Staff care and self-care. The term “staff care” refers to the attitudes and actions that institutions take to promote the well-being of their staff, and that staff take to promote the well-being of themselves and each other. “Self-care,” one component of staff care, refers specifically the actions individuals take to promote their own well-being. In other words, staff care involves institutional and personal awareness, attitudes and practices.
Examples of institutional practices include recreational staff retreats, adequate safety norms, staff training, insistence on regular physical exams, discouraging overtime, or workshops on self-esteem and managing emotions. Examples of self-care range from workplace practices such as delegating and learning to say no to extra tasks, to how one spends time outside of work, be it eating well, exercising, avoiding substance abuse, listening to music, socializing with friends, or otherwise resting from work and replenishing oneself.
The role of institutions. Ad hoc efforts help, but to be most effective, staff care requires a specific institutional culture and practices of respect for and assistance to staff, in which management plays a key role. Ideally, staff care should take the form of ongoing, institutionalized, daily practices, not one-time or short-term interventions. Institutions can and should encourage self-care. In addition, Faith-based organizations can provide pastoral care, collective prayer, and other forms of spiritual accompaniment and renewal.
Private businesses know that their employees are one of their greatest assets, and many take special steps to care for and not lose or waste their human capital. NGOs should rightly be concerned about productivity levels, or the risk of losing and having to replace valuable staff persons, in whom they have invested time and training, and all the costs that implies. But staff care is about more than productivity. It is also an ethical imperative.
Understanding of staff care varies. Our studies show that field workers have varying degrees of understanding of staff care, usually related to significant and reiterated health problems. In the Chaco region, almost half of those interviewed sought assistance to boost their physical, mental and/or spiritual health. It is positive that such a high percentage was able to seek help, but worrisome that they needed it.
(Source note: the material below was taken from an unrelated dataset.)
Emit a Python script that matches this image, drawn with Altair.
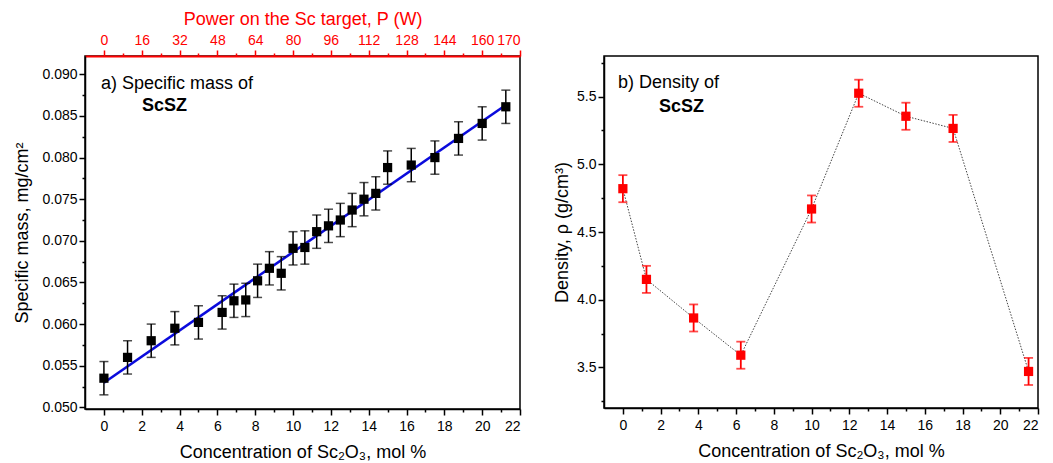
import altair as alt
import pandas as pd

FONT = "Liberation Sans"

# ---------------- data: panel a (specific mass) ----------------
conc_mass = [0, 1.25, 2.5, 3.75, 5, 6.25, 6.875, 7.5, 8.125, 8.75, 9.375, 10,
             10.625, 11.25, 11.875, 12.5, 13.125, 13.75, 14.375, 15, 16.25,
             17.5, 18.75, 20, 21.25]
mass = [0.0535, 0.0560, 0.0580, 0.0595, 0.0602, 0.0614, 0.0628, 0.0629,
        0.0652, 0.0667, 0.0661, 0.0691, 0.0692, 0.0711, 0.0718, 0.0725,
        0.0737, 0.0750, 0.0757, 0.0788, 0.0791, 0.0800, 0.0823, 0.0841,
        0.0861]
mass_err = [0.002, 0.002, 0.002, 0.002, 0.002, 0.002, 0.002, 0.002, 0.002,
            0.002, 0.002, 0.002, 0.002, 0.002, 0.002, 0.002, 0.002, 0.002,
            0.002, 0.002, 0.002, 0.002, 0.002, 0.002, 0.002]

# top axis (power)
power_tick_values = [0, 16, 32, 48, 64, 80, 96, 112, 128, 144, 160, 176]
power_tick_labels = ["0", "16", "32", "48", "64", "80", "96", "112", "128",
                     "144", "160", "170"]
power_minor_values = [8, 24, 40, 56, 72, 88, 104, 120, 136, 152, 168]

# ---------------- data: panel b (density) ----------------
conc_dens = [0, 1.25, 3.75, 6.25, 10, 12.5, 15, 17.5, 21.5]
density = [4.82, 4.15, 3.865, 3.59, 4.67, 5.525, 5.355, 5.265, 3.47]
density_err = [0.1, 0.1, 0.1, 0.1, 0.1, 0.1, 0.1, 0.1, 0.1]

# tick positions
conc_ticks = list(range(0, 23))
mass_ticks = [0.05, 0.0525, 0.055, 0.0575, 0.06, 0.0625, 0.065, 0.0675, 0.07,
              0.0725, 0.075, 0.0775, 0.08, 0.0825, 0.085, 0.0875, 0.09]
dens_ticks = [3.25, 3.5, 3.75, 4.0, 4.25, 4.5, 4.75, 5.0, 5.25, 5.5, 5.75]

annot_a = ["a) Specific mass of", "ScSZ"]
annot_b = ["b) Density of", "ScSZ"]

# ---------------- frames ----------------
df_m = pd.DataFrame({"conc": conc_mass, "mass": mass, "err": mass_err})
df_m["lo"] = df_m["mass"] - df_m["err"]
df_m["hi"] = df_m["mass"] + df_m["err"]

df_d = pd.DataFrame({"conc": conc_dens, "rho": density, "err": density_err})
df_d["lo"] = df_d["rho"] - df_d["err"]
df_d["hi"] = df_d["rho"] + df_d["err"]

x_scale = alt.Scale(domain=[-1, 22], nice=False, zero=False)
ym_scale = alt.Scale(domain=[0.0498, 0.0922], nice=False, zero=False)
yd_scale = alt.Scale(domain=[3.2, 5.8], nice=False, zero=False)


def minor_size(test):
    return {"condition": {"test": test, "value": 6}, "value": 3}


x_axis = alt.Axis(
    values=conc_ticks,
    labelExpr="datum.value % 2 === 0 ? datum.label : ''",
    tickSize=minor_size("datum.value % 2 === 0"),
    title="Concentration of Sc₂O₃, mol %",
    titlePadding=10,
    labelPadding=4,
    labelOverlap=False,
)

ym_axis = alt.Axis(
    values=mass_ticks,
    format=".3f",
    labelExpr="round(datum.value*10000) % 50 === 0 ? datum.label : ''",
    tickSize=minor_size("round(datum.value*10000) % 50 === 0"),
    title="Specific mass, mg/cm²",
    titlePadding=10,
    labelOverlap=False,
)

yd_axis = alt.Axis(
    values=dens_ticks,
    format=".1f",
    labelExpr="round(datum.value*100) % 50 === 0 ? datum.label : ''",
    tickSize=minor_size("round(datum.value*100) % 50 === 0"),
    title="Density, ρ (g/cm³)",
    titlePadding=5,
    labelOverlap=False,
)

# ---------------- panel a ----------------
base_m = alt.Chart(df_m)
X_m = alt.X("conc:Q", scale=x_scale, axis=x_axis)


def Ym(field):
    return alt.Y(field, scale=ym_scale, axis=ym_axis)


rules_m = base_m.mark_rule(color="black", strokeWidth=1.5).encode(
    x=X_m, y=Ym("lo:Q"), y2="hi:Q")
cap_lo_m = base_m.mark_tick(color="black", orient="horizontal", size=9, thickness=1.5).encode(
    x=X_m, y=Ym("lo:Q"))
cap_hi_m = base_m.mark_tick(color="black", orient="horizontal", size=9, thickness=1.5).encode(
    x=X_m, y=Ym("hi:Q"))
pts_m = base_m.mark_square(color="black", size=85, opacity=1).encode(
    x=X_m, y=Ym("mass:Q"))
fit_m = base_m.transform_regression("conc", "mass", extent=[0, 21.25]).mark_line(
    color="#0b0bdc", strokeWidth=2.6).encode(x=X_m, y=Ym("mass:Q"))

txt_a1 = alt.Chart(pd.DataFrame({"t": [annot_a[0]]})).mark_text(
    align="left", baseline="middle", font=FONT, fontSize=18, color="black").encode(
    x=alt.value(16), y=alt.value(28), text="t:N")
txt_a2 = alt.Chart(pd.DataFrame({"t": [annot_a[1]]})).mark_text(
    align="left", baseline="middle", font=FONT, fontSize=18, fontWeight="bold",
    color="black").encode(x=alt.value(57), y=alt.value(50), text="t:N")

power_all = sorted(power_tick_values + power_minor_values)
label_map = " : ".join(
    f"datum.value === {v} ? '{l}'" for v, l in zip(power_tick_values, power_tick_labels))
top_axis = alt.Axis(
    orient="top",
    values=power_all,
    labelExpr=label_map + " : ''",
    tickSize=minor_size("datum.value % 16 === 0"),
    title="Power on the Sc target, P (W)",
    titleColor="red", labelColor="red", tickColor="red", domainColor="red",
    titlePadding=5, labelPadding=3, labelOverlap=False, domainWidth=2,
)
top_m = alt.Chart(pd.DataFrame({"P": power_tick_values})).mark_point(opacity=0).encode(
    x=alt.X("P:Q", scale=alt.Scale(domain=[-8, 176], nice=False, zero=False), axis=top_axis))

inner_m = alt.layer(fit_m, rules_m, cap_lo_m, cap_hi_m, pts_m, txt_a1, txt_a2)
left = alt.layer(inner_m, top_m).resolve_scale(x="independent").properties(
    width=435, height=353)

# ---------------- panel b ----------------
base_d = alt.Chart(df_d)
X_d = alt.X("conc:Q", scale=x_scale, axis=x_axis)


def Yd(field):
    return alt.Y(field, scale=yd_scale, axis=yd_axis)


line_d = base_d.mark_line(color="#444444", strokeWidth=1, strokeDash=[1.5, 1.5]).encode(
    x=X_d, y=Yd("rho:Q"))
rules_d = base_d.mark_rule(color="red", strokeWidth=1.8).encode(
    x=X_d, y=Yd("lo:Q"), y2="hi:Q")
cap_lo_d = base_d.mark_tick(color="red", orient="horizontal", size=9, thickness=1.8).encode(
    x=X_d, y=Yd("lo:Q"))
cap_hi_d = base_d.mark_tick(color="red", orient="horizontal", size=9, thickness=1.8).encode(
    x=X_d, y=Yd("hi:Q"))
pts_d = base_d.mark_square(color="red", size=85, opacity=1).encode(
    x=X_d, y=Yd("rho:Q"))

txt_b1 = alt.Chart(pd.DataFrame({"t": [annot_b[0]]})).mark_text(
    align="left", baseline="middle", font=FONT, fontSize=18, color="black").encode(
    x=alt.value(14), y=alt.value(27), text="t:N")
txt_b2 = alt.Chart(pd.DataFrame({"t": [annot_b[1]]})).mark_text(
    align="left", baseline="middle", font=FONT, fontSize=18, fontWeight="bold",
    color="black").encode(x=alt.value(55), y=alt.value(51), text="t:N")

right = alt.layer(line_d, rules_d, cap_lo_d, cap_hi_d, pts_d, txt_b1, txt_b2).properties(
    width=434, height=352)

chart = alt.hconcat(left, right, spacing=28).properties(
    padding={"left": 5, "top": 1, "right": 0, "bottom": 0},
    background="white",
).configure_view(
    stroke="black", strokeWidth=1.5
).configure_axis(
    labelFont=FONT, titleFont=FONT, labelFontSize=14, titleFontSize=18,
    titleFontWeight="normal", labelColor="black", titleColor="black",
    domainColor="black", tickColor="black", domainWidth=1.5, tickWidth=1.5,
    grid=False, labelOverlap=False,
)

chart.save("out.html", embed_options={"renderer": "svg", "actions": False})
Few institutions have a clear awareness or understanding of the concept of staff care. While some offer ad hoc activities such as spiritual retreats or family visits for those who live far from home, only one of the organizations surveyed has a formal program, which is limited but includes a person dedicated exclusively to the spiritual care of personnel. Those interviewed reported that the lack of support and accompaniment from their organizations aggravates already high levels of stress, while those who have experienced comprehension and support spoke highly of their value.
Making staff care a priority. Unfortunately, staff care is generally not considered a priority in the face of emergencies and other urgencies, and because organizations rarely take a preventive stance toward their work or their staff. In some organizations, staff care is considered superfluous or even selfish, particularly in some Faith-based organizations. None of the NGOs in the Chaco have sought funding for staff care, while five of the nine groups that work with at-risk children sought financing and three received small amounts. Generally NGOs feel it is difficult to ask donors to support staff care, and donors indeed have little awareness of the significance of staff care.
In sum, there is ground to be broken in going beyond a model of individual stress to look at organizational models of stress. The major personal costs of working with extremely vulnerable populations can and should be effectively mitigated. Staff care is, in part, about healing, but it is mostly about prevention, personal well-being, healthy individuals, and healthy organizations.